Canadian politician (born 1968)

Guy Leclair (born May 9, 1968) is a Canadian politician. Leclair was elected on December 8, 2008, to represent the riding of Beauharnois in the National Assembly of Quebec in the 2008 provincial election. He is a member of the Parti Québécois.

Born in Salaberry-de-Valleyfield, Quebec, Leclair worked in the Canadian Armed Forces as a marine mechanic in Halifax, Nova Scotia from 1986 to 1989. He obtained a college degree at the Institute Teccart in 1998 and worked as an instrumental and control technician from 1989 to 2008. He has also been owner of two businesses, including one writing promotional articles for musical groups.

Leclair was involved in sports being previously a soccer referee from 1984 to 1986, and from 1997 to 2004 a certified hockey coach for minor hockey in Valleyfield.

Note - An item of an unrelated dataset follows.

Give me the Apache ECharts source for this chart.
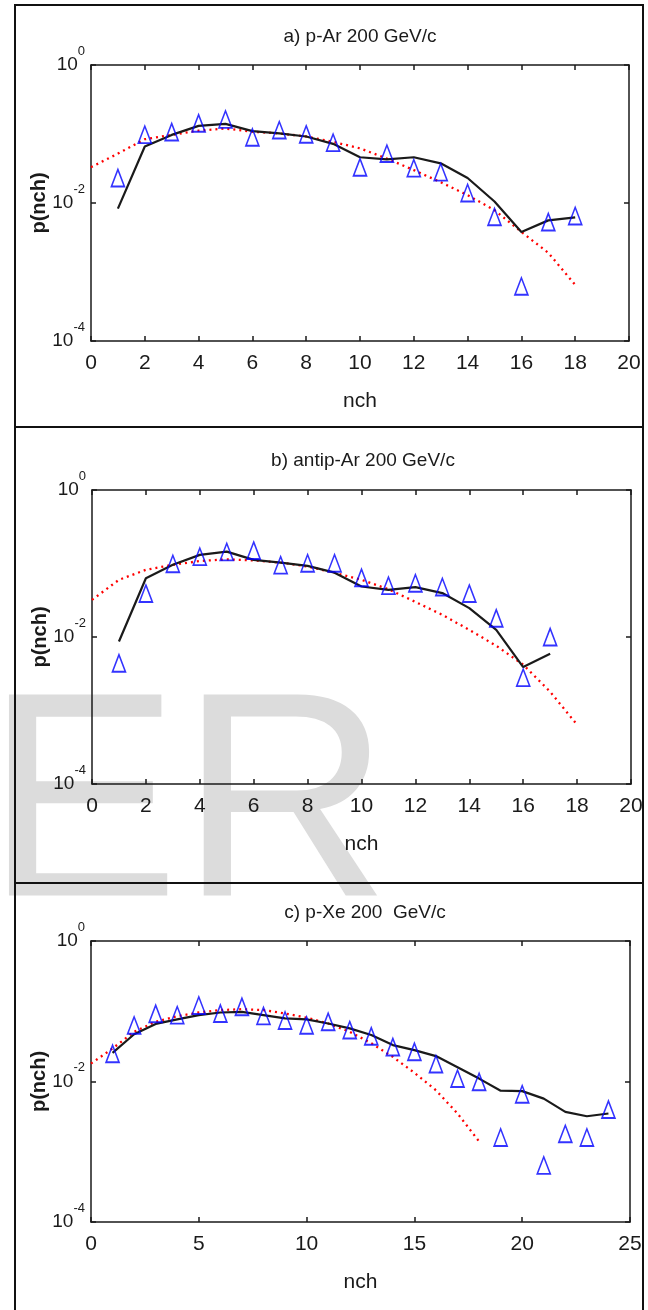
<!DOCTYPE html>
<html>
<head>
<meta charset="utf-8">
<script src="https://cdn.jsdelivr.net/npm/echarts@6/dist/echarts.min.js"></script>
<style>
  html, body { margin: 0; padding: 0; background: #fff; }
  #main { width: 648px; height: 1310px; }
</style>
</head>
<body>
<div id="main"></div>
<script>
// panel a) p-Ar 200 GeV/c
var nchA = [1, 2, 3, 4, 5, 6, 7, 8, 9, 10, 11, 12, 13, 14, 15, 16, 17, 18];
var expA = [0.023, 0.098, 0.107, 0.143, 0.163, 0.0895, 0.114, 0.099, 0.075, 0.033, 0.052, 0.032, 0.028, 0.014, 0.0063, 0.00062, 0.0053, 0.0065];
var fitA = [0.0083, 0.066, 0.097, 0.131, 0.14, 0.11, 0.102, 0.092, 0.072, 0.046, 0.043, 0.046, 0.0376, 0.023, 0.0105, 0.0038, 0.0056, 0.0062];
var nbdXA = [0, 1, 2, 3, 4, 5, 6, 7, 8, 9, 10, 11, 12, 13, 14, 15, 16, 17, 18];
var nbdA = [0.033, 0.052, 0.084, 0.097, 0.112, 0.12, 0.108, 0.102, 0.092, 0.077, 0.062, 0.044, 0.030, 0.020, 0.013, 0.0079, 0.0038, 0.0019, 0.00065];

// panel b) antip-Ar 200 GeV/c
var nchB = [1, 2, 3, 4, 5, 6, 7, 8, 9, 10, 11, 12, 13, 14, 15, 16, 17];
var expB = [0.0044, 0.039, 0.099, 0.124, 0.144, 0.150, 0.095, 0.101, 0.101, 0.064, 0.050, 0.054, 0.048, 0.039, 0.018, 0.0028, 0.010];
var fitB = [0.0087, 0.063, 0.096, 0.131, 0.145, 0.112, 0.103, 0.093, 0.075, 0.0486, 0.0437, 0.0476, 0.0396, 0.0247, 0.0125, 0.0039, 0.0059];
var nbdXB = [0, 1, 2, 3, 4, 5, 6, 7, 8, 9, 10, 11, 12, 13, 14, 15, 16, 17, 18];
var nbdB = [0.032, 0.060, 0.082, 0.096, 0.108, 0.114, 0.110, 0.103, 0.091, 0.075, 0.060, 0.0447, 0.030, 0.020, 0.0125, 0.0076, 0.0042, 0.0018, 0.00064];

// panel c) p-Xe 200 GeV/c
var nchC = [1, 2, 3, 4, 5, 6, 7, 8, 9, 10, 11, 12, 13, 14, 15, 16, 17, 18, 19, 20, 21, 22, 23, 24];
var expC = [0.0248, 0.063, 0.092, 0.088, 0.121, 0.093, 0.116, 0.086, 0.074, 0.063, 0.071, 0.054, 0.044, 0.031, 0.0265, 0.0177, 0.011, 0.0099, 0.0016, 0.0066, 0.00064, 0.0018, 0.0016, 0.0040];
var fitC = [0.0256, 0.047, 0.066, 0.0765, 0.088, 0.096, 0.098, 0.088, 0.079, 0.0765, 0.067, 0.057, 0.046, 0.033, 0.028, 0.023, 0.016, 0.011, 0.0074, 0.0073, 0.0057, 0.0037, 0.0032, 0.0035];
var nbdXC = [0, 1, 2, 3, 4, 5, 6, 7, 8, 9, 10, 11, 12, 13, 14, 15, 16, 17, 18];
var nbdC = [0.018, 0.0295, 0.051, 0.071, 0.085, 0.096, 0.104, 0.107, 0.104, 0.093, 0.081, 0.067, 0.051, 0.035, 0.0224, 0.0133, 0.0075, 0.0035, 0.0014];

var titles = ['a) p-Ar 200 GeV/c', 'b) antip-Ar 200 GeV/c', 'c) p-Xe 200  GeV/c'];
var xMax = [20, 20, 25];
var xStep = [2, 2, 5];

var font = "'Liberation Sans', Arial, sans-serif";
var ink = '#1a1a1a';

function pairs(xs, ys) {
    return xs.map(function (x, i) { return [x, ys[i]]; });
}

var grids = [
    { left: 91, top: 65, width: 538, height: 276 },
    { left: 92, top: 490, width: 539, height: 294 },
    { left: 91, top: 941, width: 539, height: 281 }
];

var xAxes = [], yAxes = [], series = [];
var panels = [
    [nchA, expA, fitA, nbdXA, nbdA],
    [nchB, expB, fitB, nbdXB, nbdB],
    [nchC, expC, fitC, nbdXC, nbdC]
];

grids.forEach(function (g, i) {
    var lineSt = { color: ink, width: 1.5 };
    xAxes.push({
        gridIndex: i, type: 'value', min: 0, max: xMax[i], interval: xStep[i],
        name: 'nch', nameLocation: 'middle', nameGap: 50, nameMoveOverlap: false,
        nameTextStyle: { fontFamily: font, fontSize: 21, color: ink },
        axisLine: { onZero: false, lineStyle: lineSt },
        axisTick: { inside: true, length: 5, lineStyle: lineSt },
        axisLabel: { fontFamily: font, fontSize: 21, color: ink, margin: 12 },
        splitLine: { show: false }
    });
    xAxes.push({
        gridIndex: i, type: 'value', position: 'top', min: 0, max: xMax[i], interval: xStep[i],
        axisLine: { onZero: false, lineStyle: lineSt },
        axisTick: { inside: true, length: 5, lineStyle: lineSt },
        axisLabel: { show: false }, splitLine: { show: false }
    });
    yAxes.push({
        gridIndex: i, type: 'log', logBase: 10, min: 0.0001, max: 1, interval: 2,
        name: 'p(nch)', nameLocation: 'middle', nameGap: 42, nameMoveOverlap: false,
        nameTextStyle: { fontFamily: font, fontWeight: 'bold', fontSize: 20, color: ink },
        axisLine: { onZero: false, lineStyle: lineSt },
        axisTick: { inside: true, length: 5, lineStyle: lineSt },
        axisLabel: {
            margin: 6,
            formatter: function (v) {
                var e = Math.round(Math.log10(v));
                return '{b|10}{s|' + e + '}';
            },
            rich: {
                b: { fontFamily: font, fontSize: 19, color: ink, lineHeight: 22 },
                s: { fontFamily: font, fontSize: 13, color: ink, padding: [0, 0, 28, 0] }
            }
        },
        minorTick: { show: false },
        splitLine: { show: false }
    });
    yAxes.push({
        gridIndex: i, type: 'log', logBase: 10, position: 'right', min: 0.0001, max: 1, interval: 2,
        axisLine: { onZero: false, lineStyle: lineSt },
        axisTick: { inside: true, length: 5, lineStyle: lineSt },
        axisLabel: { show: false }, splitLine: { show: false }
    });

    var p = panels[i];
    series.push({
        type: 'line', xAxisIndex: 2 * i, yAxisIndex: 2 * i,
        data: pairs(p[3], p[4]), symbol: 'none', z: 2,
        lineStyle: { color: '#ff0000', width: 2.3, type: [2, 4] }
    });
    series.push({
        type: 'line', xAxisIndex: 2 * i, yAxisIndex: 2 * i,
        data: pairs(p[0], p[2]), symbol: 'none', z: 3,
        lineStyle: { color: ink, width: 2.2 }
    });
    series.push({
        type: 'scatter', xAxisIndex: 2 * i, yAxisIndex: 2 * i,
        data: pairs(p[0], p[1]), symbol: 'triangle', symbolSize: [13, 17], z: 4,
        itemStyle: { color: 'rgba(0,0,0,0)', borderColor: '#0000ff', borderWidth: 1.7 }
    });
});

var chart = echarts.init(document.getElementById('main'));
chart.setOption({
    backgroundColor: '#fff',
    animation: false,
    title: [
        { text: titles[0], left: 355, top: 22, textAlign: 'center' },
        { text: titles[1], left: 358, top: 446, textAlign: 'center' },
        { text: titles[2], left: 360, top: 898, textAlign: 'center' }
    ].map(function (t) {
        t.textStyle = { fontFamily: font, fontSize: 19, fontWeight: 'normal', color: ink };
        return t;
    }),
    grid: grids,
    xAxis: xAxes,
    yAxis: yAxes,
    series: series,
    graphic: [
        {
            type: 'text', x: -15, y: 815, z: -10, silent: true,
            style: { text: 'ER', font: '292px "Liberation Sans", Arial, sans-serif', fill: '#dcdcdc', verticalAlign: 'middle' }
        },
        { type: 'rect', z: 50, shape: { x: 15, y: 5, width: 628, height: 422 }, style: { fill: 'none', stroke: '#111', lineWidth: 2 } },
        { type: 'rect', z: 50, shape: { x: 15, y: 427, width: 628, height: 456 }, style: { fill: 'none', stroke: '#111', lineWidth: 2 } },
        { type: 'rect', z: 50, shape: { x: 15, y: 883, width: 628, height: 440 }, style: { fill: 'none', stroke: '#111', lineWidth: 2 } }
    ]
});
</script>
</body>
</html>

In 2008, Leclair was elected as a municipal councillor in Salaberry-de-Valleyfield.

Leclair was first elected to represent Beauharnois in the 2008 Quebec general election, succeeding Serge Deslières as MNA.

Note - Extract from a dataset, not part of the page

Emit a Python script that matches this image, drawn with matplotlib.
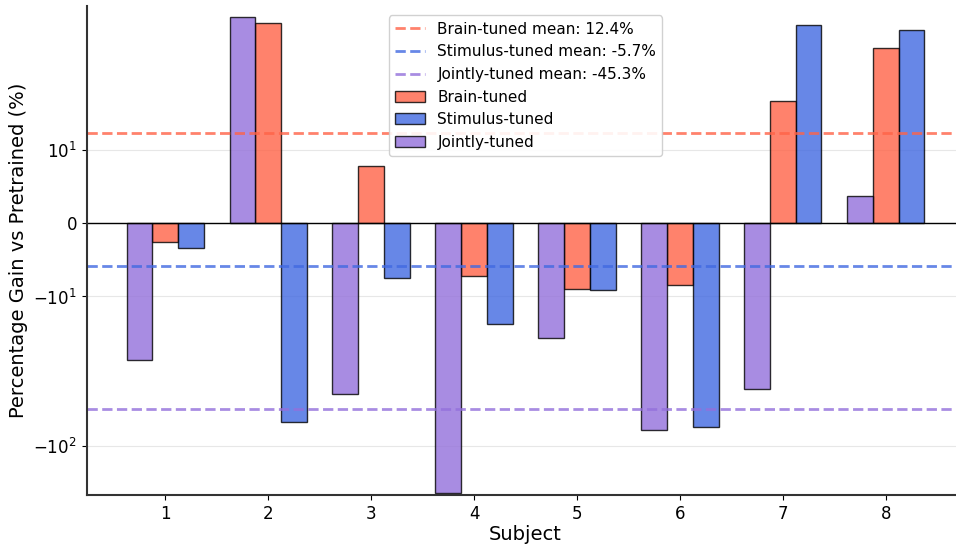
import numpy as np
import matplotlib
matplotlib.use("Agg")
import matplotlib.pyplot as plt

# values (percentage gain vs pretrained)
subjects = [1, 2, 3, 4, 5, 6, 7, 8]
brain_tuned = [-2.5, 71.0, 7.9, -7.2, -9.0, -8.4, 21.3, 48.6]
stimulus_tuned = [-3.3, -69.1, -7.5, -15.3, -9.1, -75.0, 68.9, 63.5]
jointly_tuned = [-26.6, 77.6, -44.9, -205.0, -19.0, -78.5, -41.6, 3.8]

# mean lines as they sit in the picture, and the numbers printed in the legend
mean_levels = [13.0, -5.8, -56.3]
mean_labels = [12.4, -5.7, -45.3]

names = ["Brain-tuned", "Stimulus-tuned", "Jointly-tuned"]
colors = ["tomato", "royalblue", "mediumpurple"]

fig = plt.figure(figsize=(9.56, 5.5), dpi=100)
ax = fig.add_axes([0.0907, 0.1, 0.918, 0.8885])

x = np.array(subjects)
w = 0.25

lines = []
for lvl, lab, name, c in zip(mean_levels, mean_labels, names, colors):
    ln = ax.axhline(lvl, color=c, linestyle="--", linewidth=2, alpha=0.8,
                    label=f"{name} mean: {lab}%")
    lines.append(ln)

bars = []
for vals, off, name, c in zip([brain_tuned, stimulus_tuned, jointly_tuned],
                              [0, w, -w], names, colors):
    b = ax.bar(x + off, vals, w, color=c, alpha=0.8, edgecolor="black",
               linewidth=1, label=name)
    bars.append(b)

ax.axhline(0, color="black", linewidth=1)
ax.set_yscale("symlog", linthresh=10, linscale=0.44)
ax.set_ylim(-213, 92)
ax.set_xlim(0.2375, 8.7625)
ax.set_xticks(subjects)
ax.yaxis.set_minor_locator(matplotlib.ticker.NullLocator())
ax.grid(axis="y", alpha=0.3)
ax.set_axisbelow(True)

for s in ["top", "right"]:
    ax.spines[s].set_visible(False)
for s in ["left", "bottom"]:
    ax.spines[s].set_linewidth(1.5)
    ax.spines[s].set_color("#333333")

ax.tick_params(labelsize=12)
ax.set_xlabel("Subject", fontsize=14, labelpad=2)
ax.set_ylabel("Percentage Gain vs Pretrained (%)", fontsize=14)

ax.legend(handles=lines + bars, loc="upper center", fontsize=11,
          framealpha=0.9, borderaxespad=0.6)

fig.savefig("out.png", dpi=100)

Since the election, he has served on the "Committee on Planning and the Public Domain" and the "Committee on Labour and the Economy". In August 2010, he was named the official opposition critic for labour.

Leclair was convicted for drunk driving in 2011, and was punished with a $2000 fine and a one-year license suspension.

In 2015, Leclair was appointed the official opposition critic for labour and pension plans.

In July 2018, Leclair was arrested for drunk driving and charged for driving under the influence. Leclair said that the police report was wrong, that he was innocent and that he had not refused a breathalyzer test. PQ leader Jean-François Lisée said that Leclair would remain as a candidate for the 2018 Quebec general election.

Leclair subsequently withdrew his candidacy on September 5, 2018.